WHAT YOU WILL DO: Reproduce exactly, and nothing else, the lines from the one that contains "Give me the TikZ source for this diagram." through the one that contains "(0,0) rectangle (614,685);". Leave the pictures out.

Charts and diagrams as code:
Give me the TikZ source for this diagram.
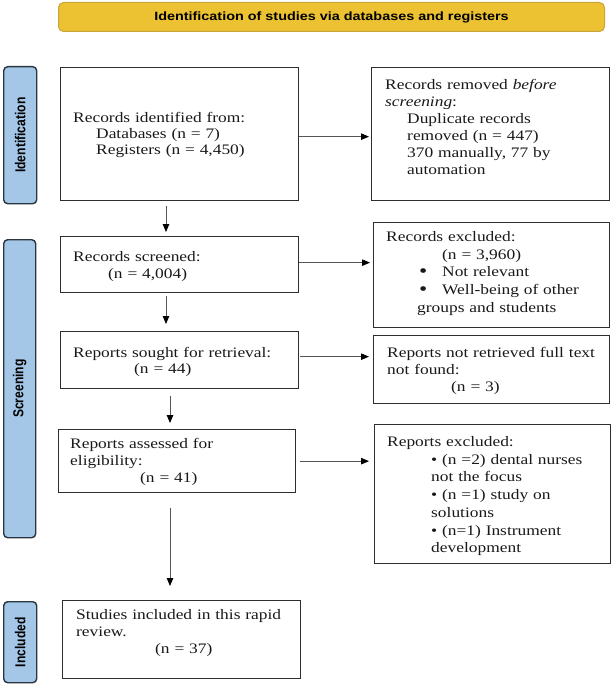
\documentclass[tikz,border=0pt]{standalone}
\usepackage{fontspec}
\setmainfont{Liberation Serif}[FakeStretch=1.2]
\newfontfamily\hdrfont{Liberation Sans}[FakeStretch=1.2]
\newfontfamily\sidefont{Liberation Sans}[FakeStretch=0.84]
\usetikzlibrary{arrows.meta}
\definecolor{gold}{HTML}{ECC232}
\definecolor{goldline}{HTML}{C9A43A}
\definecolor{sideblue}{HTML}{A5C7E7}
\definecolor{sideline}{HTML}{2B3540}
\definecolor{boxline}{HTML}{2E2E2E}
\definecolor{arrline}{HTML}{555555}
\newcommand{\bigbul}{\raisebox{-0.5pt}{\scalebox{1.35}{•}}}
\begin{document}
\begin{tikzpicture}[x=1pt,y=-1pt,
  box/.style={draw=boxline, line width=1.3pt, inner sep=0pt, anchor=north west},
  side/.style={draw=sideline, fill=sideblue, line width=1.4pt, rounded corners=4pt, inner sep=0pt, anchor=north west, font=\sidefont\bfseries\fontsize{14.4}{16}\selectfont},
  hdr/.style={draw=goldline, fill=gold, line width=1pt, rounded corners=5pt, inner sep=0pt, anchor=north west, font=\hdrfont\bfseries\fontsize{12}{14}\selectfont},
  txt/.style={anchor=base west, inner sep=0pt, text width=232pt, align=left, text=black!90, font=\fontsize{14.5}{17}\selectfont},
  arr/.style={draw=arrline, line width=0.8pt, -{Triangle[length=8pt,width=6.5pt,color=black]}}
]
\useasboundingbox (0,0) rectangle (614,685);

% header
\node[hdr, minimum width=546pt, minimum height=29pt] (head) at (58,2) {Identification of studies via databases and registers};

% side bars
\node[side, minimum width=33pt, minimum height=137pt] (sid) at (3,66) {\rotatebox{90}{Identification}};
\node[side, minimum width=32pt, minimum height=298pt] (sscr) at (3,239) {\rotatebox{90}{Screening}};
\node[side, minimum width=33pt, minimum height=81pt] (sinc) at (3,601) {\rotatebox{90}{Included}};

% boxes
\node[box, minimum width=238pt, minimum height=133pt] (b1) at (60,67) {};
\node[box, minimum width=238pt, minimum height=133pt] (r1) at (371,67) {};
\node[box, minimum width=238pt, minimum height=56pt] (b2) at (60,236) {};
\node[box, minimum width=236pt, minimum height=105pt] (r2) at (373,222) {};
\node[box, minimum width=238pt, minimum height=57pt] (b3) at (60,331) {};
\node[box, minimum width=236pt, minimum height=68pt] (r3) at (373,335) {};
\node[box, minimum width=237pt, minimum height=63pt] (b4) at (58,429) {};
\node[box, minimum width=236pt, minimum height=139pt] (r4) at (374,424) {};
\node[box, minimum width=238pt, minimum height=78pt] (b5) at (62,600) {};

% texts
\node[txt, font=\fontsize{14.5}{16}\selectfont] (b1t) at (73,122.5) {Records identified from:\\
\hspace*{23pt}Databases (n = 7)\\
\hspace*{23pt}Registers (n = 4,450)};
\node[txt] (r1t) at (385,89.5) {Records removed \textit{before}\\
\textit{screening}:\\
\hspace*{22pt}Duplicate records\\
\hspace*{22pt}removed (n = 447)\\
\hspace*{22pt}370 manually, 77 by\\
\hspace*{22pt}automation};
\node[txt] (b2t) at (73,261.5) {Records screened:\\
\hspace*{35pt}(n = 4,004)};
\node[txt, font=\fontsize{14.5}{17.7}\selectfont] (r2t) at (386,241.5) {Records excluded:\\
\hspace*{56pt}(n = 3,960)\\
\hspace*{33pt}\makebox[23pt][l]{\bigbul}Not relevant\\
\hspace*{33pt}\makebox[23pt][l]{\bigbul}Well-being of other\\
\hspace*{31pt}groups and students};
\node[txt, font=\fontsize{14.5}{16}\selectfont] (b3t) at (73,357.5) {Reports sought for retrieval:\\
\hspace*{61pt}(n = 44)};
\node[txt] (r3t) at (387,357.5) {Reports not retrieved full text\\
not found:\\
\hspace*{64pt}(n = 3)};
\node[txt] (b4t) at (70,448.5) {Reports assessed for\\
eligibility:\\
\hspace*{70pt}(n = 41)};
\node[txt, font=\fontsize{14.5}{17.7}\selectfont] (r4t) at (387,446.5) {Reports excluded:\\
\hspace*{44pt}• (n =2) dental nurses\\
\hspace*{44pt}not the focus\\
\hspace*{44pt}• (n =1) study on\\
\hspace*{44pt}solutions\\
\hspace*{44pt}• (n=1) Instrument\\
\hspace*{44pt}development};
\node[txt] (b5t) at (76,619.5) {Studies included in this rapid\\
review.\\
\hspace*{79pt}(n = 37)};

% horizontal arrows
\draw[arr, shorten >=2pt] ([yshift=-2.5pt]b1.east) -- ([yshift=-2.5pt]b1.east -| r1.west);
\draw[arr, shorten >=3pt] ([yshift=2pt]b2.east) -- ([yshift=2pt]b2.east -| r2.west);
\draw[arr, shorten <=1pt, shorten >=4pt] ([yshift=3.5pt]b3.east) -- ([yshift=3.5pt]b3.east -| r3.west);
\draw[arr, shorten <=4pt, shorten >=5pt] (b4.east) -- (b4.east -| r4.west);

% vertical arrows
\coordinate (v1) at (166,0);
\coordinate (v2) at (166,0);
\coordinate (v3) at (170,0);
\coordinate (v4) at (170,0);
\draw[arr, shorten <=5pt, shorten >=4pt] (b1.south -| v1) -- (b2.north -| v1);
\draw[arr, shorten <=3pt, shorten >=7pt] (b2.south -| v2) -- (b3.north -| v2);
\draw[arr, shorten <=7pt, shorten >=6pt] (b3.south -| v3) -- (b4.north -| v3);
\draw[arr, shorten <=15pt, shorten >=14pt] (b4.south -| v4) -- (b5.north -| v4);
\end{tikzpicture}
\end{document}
---
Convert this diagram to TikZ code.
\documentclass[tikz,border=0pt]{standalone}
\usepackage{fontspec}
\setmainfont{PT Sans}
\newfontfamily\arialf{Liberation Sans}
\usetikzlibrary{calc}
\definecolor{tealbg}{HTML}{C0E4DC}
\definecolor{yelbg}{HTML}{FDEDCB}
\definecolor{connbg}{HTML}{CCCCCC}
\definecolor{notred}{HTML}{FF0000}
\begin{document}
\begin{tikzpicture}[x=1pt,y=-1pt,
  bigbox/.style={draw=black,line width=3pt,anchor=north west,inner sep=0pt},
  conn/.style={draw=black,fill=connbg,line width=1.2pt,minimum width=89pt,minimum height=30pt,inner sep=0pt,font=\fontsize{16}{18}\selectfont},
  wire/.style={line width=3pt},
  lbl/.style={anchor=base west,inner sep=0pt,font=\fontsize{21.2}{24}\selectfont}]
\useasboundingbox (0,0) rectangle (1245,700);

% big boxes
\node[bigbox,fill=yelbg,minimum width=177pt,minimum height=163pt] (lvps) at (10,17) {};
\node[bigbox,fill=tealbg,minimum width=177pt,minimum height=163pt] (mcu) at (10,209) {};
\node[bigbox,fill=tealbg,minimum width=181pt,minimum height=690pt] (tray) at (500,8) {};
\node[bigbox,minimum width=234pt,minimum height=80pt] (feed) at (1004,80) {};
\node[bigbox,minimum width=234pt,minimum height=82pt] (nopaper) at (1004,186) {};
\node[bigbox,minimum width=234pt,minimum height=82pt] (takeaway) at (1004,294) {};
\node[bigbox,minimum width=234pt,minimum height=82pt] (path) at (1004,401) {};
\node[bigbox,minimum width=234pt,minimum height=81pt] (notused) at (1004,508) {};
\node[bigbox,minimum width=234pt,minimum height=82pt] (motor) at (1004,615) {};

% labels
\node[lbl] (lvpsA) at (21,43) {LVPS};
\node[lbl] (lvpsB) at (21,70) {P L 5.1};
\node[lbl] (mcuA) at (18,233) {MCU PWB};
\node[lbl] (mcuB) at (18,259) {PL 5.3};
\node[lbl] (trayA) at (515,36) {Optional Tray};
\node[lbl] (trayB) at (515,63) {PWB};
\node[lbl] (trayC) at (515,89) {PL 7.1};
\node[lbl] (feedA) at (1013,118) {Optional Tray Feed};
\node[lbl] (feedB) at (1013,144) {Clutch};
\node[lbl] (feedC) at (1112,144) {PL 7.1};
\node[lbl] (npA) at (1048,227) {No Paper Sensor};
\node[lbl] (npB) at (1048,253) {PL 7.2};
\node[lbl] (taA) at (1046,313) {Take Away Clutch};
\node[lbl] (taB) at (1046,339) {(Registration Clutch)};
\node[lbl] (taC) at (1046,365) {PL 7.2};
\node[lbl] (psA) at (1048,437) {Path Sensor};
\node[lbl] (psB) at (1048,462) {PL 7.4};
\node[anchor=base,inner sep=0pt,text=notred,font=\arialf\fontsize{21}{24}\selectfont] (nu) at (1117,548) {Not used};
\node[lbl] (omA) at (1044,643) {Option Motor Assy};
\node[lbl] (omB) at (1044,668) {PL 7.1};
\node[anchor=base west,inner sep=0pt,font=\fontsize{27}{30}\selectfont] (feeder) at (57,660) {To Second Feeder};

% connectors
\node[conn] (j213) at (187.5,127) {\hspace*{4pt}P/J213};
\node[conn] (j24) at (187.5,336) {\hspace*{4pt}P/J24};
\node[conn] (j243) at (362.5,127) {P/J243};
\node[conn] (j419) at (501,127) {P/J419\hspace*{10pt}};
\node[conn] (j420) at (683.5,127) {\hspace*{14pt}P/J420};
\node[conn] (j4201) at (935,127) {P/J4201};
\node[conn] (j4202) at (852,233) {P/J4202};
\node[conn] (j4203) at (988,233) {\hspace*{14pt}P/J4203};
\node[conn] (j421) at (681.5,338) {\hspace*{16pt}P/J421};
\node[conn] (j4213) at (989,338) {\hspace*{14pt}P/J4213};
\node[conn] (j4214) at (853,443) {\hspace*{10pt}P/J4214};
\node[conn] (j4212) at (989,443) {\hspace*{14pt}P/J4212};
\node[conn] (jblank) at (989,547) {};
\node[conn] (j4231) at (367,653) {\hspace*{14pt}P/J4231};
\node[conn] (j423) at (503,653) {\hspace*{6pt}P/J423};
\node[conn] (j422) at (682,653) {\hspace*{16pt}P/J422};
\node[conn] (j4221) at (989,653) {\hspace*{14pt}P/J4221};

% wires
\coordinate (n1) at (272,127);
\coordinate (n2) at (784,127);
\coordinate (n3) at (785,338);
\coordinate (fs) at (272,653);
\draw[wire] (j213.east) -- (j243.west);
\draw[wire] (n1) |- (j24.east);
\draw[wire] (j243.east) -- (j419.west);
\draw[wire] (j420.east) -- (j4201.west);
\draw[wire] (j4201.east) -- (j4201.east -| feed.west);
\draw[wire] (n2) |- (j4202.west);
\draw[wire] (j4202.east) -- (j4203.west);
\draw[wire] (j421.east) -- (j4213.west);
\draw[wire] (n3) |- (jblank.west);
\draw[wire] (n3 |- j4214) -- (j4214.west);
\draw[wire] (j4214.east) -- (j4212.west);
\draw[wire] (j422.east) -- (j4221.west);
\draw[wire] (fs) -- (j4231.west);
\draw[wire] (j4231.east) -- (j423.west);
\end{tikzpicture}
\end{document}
...
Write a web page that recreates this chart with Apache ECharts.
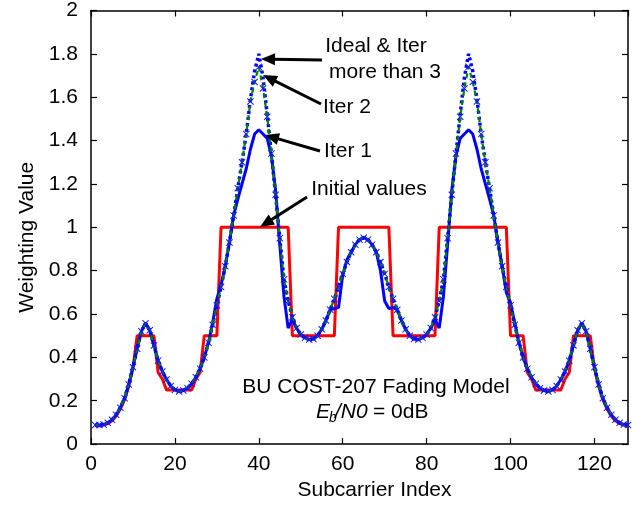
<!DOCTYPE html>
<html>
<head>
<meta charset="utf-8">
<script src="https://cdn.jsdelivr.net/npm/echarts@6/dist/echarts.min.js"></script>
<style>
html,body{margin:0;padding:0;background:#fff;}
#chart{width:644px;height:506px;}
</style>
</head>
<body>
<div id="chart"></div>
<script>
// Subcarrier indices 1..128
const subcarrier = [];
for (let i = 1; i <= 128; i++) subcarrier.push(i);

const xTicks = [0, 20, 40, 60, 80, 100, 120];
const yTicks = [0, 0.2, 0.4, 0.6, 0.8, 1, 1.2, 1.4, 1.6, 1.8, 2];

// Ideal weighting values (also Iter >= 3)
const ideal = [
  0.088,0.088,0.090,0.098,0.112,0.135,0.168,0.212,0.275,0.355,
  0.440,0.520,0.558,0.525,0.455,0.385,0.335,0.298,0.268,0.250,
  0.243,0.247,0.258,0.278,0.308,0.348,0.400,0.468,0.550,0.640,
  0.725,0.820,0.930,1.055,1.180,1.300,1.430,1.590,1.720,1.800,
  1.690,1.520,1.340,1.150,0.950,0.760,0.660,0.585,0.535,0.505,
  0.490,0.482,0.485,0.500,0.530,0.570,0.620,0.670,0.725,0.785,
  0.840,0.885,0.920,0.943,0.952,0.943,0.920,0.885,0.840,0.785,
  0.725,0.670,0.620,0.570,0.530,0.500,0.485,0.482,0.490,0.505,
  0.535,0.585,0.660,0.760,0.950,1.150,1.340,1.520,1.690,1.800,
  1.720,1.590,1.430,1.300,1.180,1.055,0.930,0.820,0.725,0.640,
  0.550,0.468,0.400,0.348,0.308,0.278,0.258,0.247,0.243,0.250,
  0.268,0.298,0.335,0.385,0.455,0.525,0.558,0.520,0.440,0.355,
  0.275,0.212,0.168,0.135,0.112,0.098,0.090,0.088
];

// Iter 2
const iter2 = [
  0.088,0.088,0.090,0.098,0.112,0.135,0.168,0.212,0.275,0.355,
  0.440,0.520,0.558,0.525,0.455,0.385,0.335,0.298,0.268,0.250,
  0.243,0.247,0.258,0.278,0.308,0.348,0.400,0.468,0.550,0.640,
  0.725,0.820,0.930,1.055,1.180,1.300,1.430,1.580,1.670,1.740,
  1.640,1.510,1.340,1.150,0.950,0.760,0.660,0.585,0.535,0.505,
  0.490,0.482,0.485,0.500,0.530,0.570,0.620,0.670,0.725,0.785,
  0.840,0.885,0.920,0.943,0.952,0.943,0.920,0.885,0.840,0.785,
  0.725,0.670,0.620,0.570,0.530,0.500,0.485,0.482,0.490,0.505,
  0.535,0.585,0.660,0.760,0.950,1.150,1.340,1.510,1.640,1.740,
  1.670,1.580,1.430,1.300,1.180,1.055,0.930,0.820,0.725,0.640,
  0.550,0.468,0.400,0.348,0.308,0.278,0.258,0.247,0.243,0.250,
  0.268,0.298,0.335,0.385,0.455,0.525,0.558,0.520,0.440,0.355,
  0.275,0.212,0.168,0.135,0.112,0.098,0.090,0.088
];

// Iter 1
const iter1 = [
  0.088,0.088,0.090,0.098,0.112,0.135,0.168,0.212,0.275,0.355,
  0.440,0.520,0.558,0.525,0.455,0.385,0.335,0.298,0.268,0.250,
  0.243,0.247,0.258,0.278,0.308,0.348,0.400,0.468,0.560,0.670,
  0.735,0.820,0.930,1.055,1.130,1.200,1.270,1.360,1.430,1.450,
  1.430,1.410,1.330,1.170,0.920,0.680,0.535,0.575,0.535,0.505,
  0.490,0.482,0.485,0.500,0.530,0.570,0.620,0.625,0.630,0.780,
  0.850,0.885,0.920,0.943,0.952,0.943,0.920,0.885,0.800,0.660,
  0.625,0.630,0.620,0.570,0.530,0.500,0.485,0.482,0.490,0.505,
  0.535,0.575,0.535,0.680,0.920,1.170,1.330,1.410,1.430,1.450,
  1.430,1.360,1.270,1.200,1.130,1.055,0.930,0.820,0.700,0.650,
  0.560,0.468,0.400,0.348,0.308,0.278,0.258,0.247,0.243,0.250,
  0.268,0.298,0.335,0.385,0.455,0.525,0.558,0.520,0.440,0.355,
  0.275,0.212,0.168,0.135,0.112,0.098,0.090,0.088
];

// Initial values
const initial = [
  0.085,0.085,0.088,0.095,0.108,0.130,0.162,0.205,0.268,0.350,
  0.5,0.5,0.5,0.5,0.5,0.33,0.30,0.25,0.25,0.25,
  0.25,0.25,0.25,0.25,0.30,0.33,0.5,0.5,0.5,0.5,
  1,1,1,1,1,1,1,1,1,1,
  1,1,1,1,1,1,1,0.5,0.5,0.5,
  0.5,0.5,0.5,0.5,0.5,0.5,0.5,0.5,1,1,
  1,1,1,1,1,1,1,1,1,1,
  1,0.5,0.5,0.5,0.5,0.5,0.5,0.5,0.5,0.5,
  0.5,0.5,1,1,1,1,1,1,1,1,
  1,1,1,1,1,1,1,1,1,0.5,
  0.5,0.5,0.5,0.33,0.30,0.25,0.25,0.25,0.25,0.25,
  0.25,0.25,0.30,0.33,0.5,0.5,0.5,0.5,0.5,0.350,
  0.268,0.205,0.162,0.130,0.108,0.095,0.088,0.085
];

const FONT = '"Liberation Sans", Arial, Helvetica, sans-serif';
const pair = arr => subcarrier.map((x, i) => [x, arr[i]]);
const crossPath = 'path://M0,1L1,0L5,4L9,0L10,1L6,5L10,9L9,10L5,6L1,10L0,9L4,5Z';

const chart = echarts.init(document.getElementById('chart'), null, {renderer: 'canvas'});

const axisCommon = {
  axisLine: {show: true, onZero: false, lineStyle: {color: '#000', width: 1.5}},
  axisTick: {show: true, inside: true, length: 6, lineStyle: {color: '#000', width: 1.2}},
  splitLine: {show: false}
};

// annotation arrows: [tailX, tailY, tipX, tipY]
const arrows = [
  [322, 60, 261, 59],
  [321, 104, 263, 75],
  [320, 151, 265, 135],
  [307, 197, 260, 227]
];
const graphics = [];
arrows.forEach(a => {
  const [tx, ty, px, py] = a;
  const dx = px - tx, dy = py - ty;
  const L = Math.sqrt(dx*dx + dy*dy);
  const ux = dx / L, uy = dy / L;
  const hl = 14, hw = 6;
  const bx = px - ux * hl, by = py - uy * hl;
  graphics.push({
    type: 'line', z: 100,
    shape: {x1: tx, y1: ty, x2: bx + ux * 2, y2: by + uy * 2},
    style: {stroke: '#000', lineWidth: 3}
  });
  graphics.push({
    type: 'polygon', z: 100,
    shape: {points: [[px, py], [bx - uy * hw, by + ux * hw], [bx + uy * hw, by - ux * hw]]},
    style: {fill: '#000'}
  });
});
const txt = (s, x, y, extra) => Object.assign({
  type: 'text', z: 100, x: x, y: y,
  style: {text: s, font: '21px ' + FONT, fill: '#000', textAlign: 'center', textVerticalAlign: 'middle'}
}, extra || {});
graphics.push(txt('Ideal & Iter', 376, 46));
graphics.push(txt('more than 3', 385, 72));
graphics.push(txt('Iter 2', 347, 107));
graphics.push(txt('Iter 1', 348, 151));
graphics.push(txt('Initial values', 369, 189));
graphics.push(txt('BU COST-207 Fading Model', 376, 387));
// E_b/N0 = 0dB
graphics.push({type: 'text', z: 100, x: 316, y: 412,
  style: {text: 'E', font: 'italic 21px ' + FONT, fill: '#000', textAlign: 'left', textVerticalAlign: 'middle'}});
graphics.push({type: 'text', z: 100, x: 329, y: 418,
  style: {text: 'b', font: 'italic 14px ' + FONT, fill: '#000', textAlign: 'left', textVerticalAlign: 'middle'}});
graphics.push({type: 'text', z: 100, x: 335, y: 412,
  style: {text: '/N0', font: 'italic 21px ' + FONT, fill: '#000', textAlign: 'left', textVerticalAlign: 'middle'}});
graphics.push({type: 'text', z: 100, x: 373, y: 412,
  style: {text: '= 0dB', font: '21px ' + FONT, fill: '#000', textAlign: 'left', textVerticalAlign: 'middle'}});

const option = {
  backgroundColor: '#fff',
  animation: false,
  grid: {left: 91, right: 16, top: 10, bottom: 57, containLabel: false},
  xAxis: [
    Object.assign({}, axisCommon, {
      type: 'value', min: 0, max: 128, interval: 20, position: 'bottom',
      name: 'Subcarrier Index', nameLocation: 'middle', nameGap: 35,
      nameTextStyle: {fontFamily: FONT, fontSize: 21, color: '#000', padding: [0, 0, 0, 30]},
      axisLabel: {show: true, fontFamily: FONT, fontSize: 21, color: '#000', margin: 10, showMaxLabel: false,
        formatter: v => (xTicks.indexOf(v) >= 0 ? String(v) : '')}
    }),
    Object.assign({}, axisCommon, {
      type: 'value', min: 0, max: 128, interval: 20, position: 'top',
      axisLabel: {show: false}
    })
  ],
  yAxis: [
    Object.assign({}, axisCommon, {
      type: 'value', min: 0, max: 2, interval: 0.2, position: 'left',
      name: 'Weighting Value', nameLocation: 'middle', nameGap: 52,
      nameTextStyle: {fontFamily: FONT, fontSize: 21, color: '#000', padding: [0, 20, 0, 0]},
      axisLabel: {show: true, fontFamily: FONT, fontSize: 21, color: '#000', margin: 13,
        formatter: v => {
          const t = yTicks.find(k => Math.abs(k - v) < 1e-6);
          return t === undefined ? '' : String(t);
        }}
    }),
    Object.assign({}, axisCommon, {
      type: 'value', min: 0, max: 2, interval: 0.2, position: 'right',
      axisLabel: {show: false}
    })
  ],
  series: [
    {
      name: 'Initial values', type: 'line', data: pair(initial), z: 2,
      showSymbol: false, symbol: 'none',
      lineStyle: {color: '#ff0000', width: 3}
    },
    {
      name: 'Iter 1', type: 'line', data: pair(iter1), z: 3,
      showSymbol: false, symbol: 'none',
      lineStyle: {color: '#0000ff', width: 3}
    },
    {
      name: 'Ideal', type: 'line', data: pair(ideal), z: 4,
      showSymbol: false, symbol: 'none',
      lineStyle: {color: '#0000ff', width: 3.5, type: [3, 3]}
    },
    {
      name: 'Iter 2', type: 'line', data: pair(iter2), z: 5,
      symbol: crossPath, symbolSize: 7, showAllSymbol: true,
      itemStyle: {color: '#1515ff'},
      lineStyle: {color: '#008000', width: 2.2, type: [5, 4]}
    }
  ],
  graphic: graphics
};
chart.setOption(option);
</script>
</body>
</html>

SOLUTION BELOW:
Give me the TikZ source for this diagram.
\documentclass[tikz,border=0pt]{standalone}
\usepackage{fontspec}
\setmainfont{Liberation Serif}[FakeStretch=1.2]
\newfontfamily\hdrfont{Liberation Sans}[FakeStretch=1.2]
\newfontfamily\sidefont{Liberation Sans}[FakeStretch=0.84]
\usetikzlibrary{arrows.meta}
\definecolor{gold}{HTML}{ECC232}
\definecolor{goldline}{HTML}{C9A43A}
\definecolor{sideblue}{HTML}{A5C7E7}
\definecolor{sideline}{HTML}{2B3540}
\definecolor{boxline}{HTML}{2E2E2E}
\definecolor{arrline}{HTML}{555555}
\newcommand{\bigbul}{\raisebox{-0.5pt}{\scalebox{1.35}{•}}}
\begin{document}
\begin{tikzpicture}[x=1pt,y=-1pt,
  box/.style={draw=boxline, line width=1.3pt, inner sep=0pt, anchor=north west},
  side/.style={draw=sideline, fill=sideblue, line width=1.4pt, rounded corners=4pt, inner sep=0pt, anchor=north west, font=\sidefont\bfseries\fontsize{14.4}{16}\selectfont},
  hdr/.style={draw=goldline, fill=gold, line width=1pt, rounded corners=5pt, inner sep=0pt, anchor=north west, font=\hdrfont\bfseries\fontsize{12}{14}\selectfont},
  txt/.style={anchor=base west, inner sep=0pt, text width=232pt, align=left, text=black!90, font=\fontsize{14.5}{17}\selectfont},
  arr/.style={draw=arrline, line width=0.8pt, -{Triangle[length=8pt,width=6.5pt,color=black]}}
]
\useasboundingbox (0,0) rectangle (614,685);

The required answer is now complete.